Copy each line below exactly and leave the pictures out.

•••••

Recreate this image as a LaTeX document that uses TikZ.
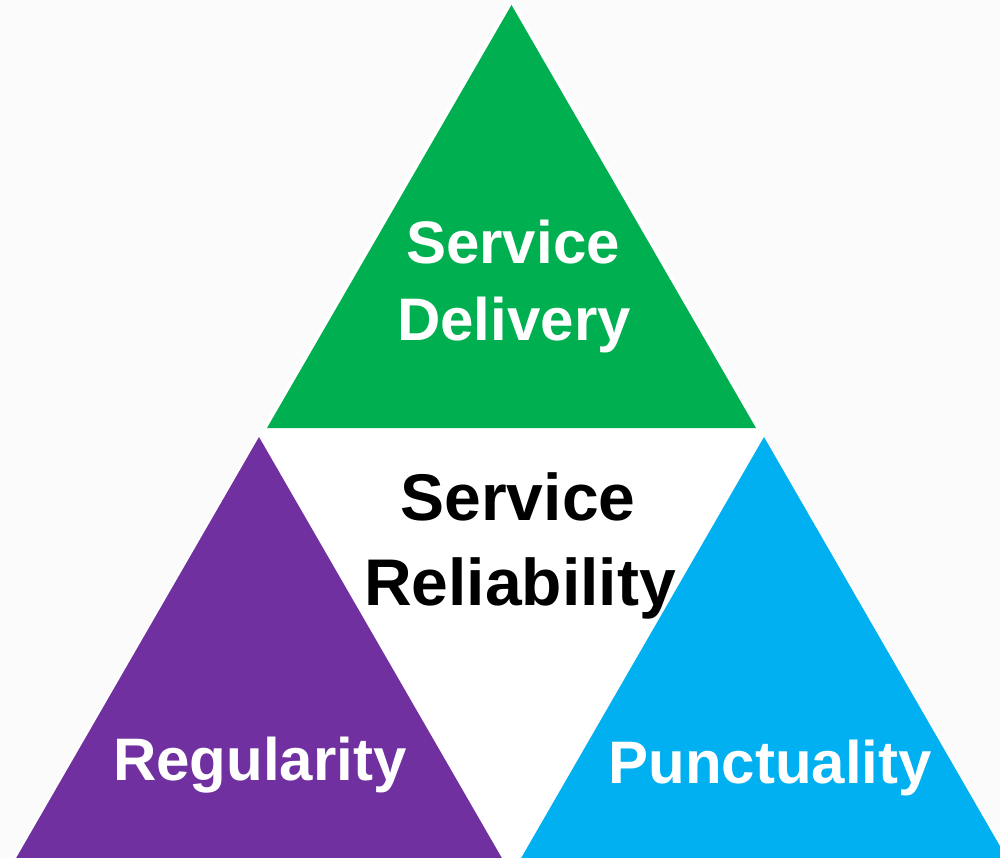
\documentclass[tikz,border=0pt]{standalone}
\usepackage{fontspec}
\setmainfont{Liberation Sans}
\definecolor{bggray}{RGB}{251,251,251}
\definecolor{tgreen}{RGB}{0,176,80}
\definecolor{tpurple}{RGB}{112,48,160}
\definecolor{tblue}{RGB}{0,176,240}
\begin{document}
\begin{tikzpicture}[x=1pt,y=-1pt,
  wlabel/.style={anchor=base,inner sep=0pt,text=white,font=\fontsize{60}{72}\selectfont\bfseries},
  blabel/.style={anchor=base,inner sep=0pt,text=black,font=\fontsize{66}{78}\selectfont\bfseries}]
\useasboundingbox (0,0) rectangle (1000,858);
\fill[bggray] (0,0) rectangle (1000,858);
% outer white triangle
\fill[white] (511.5,-3) -- (10,865) -- (1013,865) -- cycle;
% colored triangles
\fill[tgreen] (511.5,5) -- (267,428) -- (756,428) -- cycle;
\fill[tpurple] (259,437) -- (15,860) -- (503,860) -- cycle;
\fill[tblue] (764,437) -- (520,860) -- (1008,860) -- cycle;
% labels
\node[wlabel] (sd1) at (513,264) {Service};
\node[wlabel] (sd2) at (514,340) {Delivery};
\node[blabel] (sr1) at (518,520) {Service};
\node[blabel] (sr2) at (520,605) {Reliability};
\node[wlabel] (reg) at (260,780) {Regularity};
\node[wlabel] (pun) at (770,783) {Punctuality};
\end{tikzpicture}
\end{document}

•••••

> Answer for the task
Recreate this image as a LaTeX document that uses TikZ.
\documentclass[tikz,border=0pt]{standalone}
\usepackage{fontspec}
\setmainfont{Liberation Sans}
\definecolor{bggray}{RGB}{251,251,251}
\definecolor{tgreen}{RGB}{0,176,80}
\definecolor{tpurple}{RGB}{112,48,160}
\definecolor{tblue}{RGB}{0,176,240}
\begin{document}
\begin{tikzpicture}[x=1pt,y=-1pt,
  wlabel/.style={anchor=base,inner sep=0pt,text=white,font=\fontsize{60}{72}\selectfont\bfseries},
  blabel/.style={anchor=base,inner sep=0pt,text=black,font=\fontsize{66}{78}\selectfont\bfseries}]
\useasboundingbox (0,0) rectangle (1000,858);
\fill[bggray] (0,0) rectangle (1000,858);
% outer white triangle
\fill[white] (511.5,-3) -- (10,865) -- (1013,865) -- cycle;
% colored triangles
\fill[tgreen] (511.5,5) -- (267,428) -- (756,428) -- cycle;
\fill[tpurple] (259,437) -- (15,860) -- (503,860) -- cycle;
\fill[tblue] (764,437) -- (520,860) -- (1008,860) -- cycle;
% labels
\node[wlabel] (sd1) at (513,264) {Service};
\node[wlabel] (sd2) at (514,340) {Delivery};
\node[blabel] (sr1) at (518,520) {Service};
\node[blabel] (sr2) at (520,605) {Reliability};
\node[wlabel] (reg) at (260,780) {Regularity};
\node[wlabel] (pun) at (770,783) {Punctuality};
\end{tikzpicture}
\end{document}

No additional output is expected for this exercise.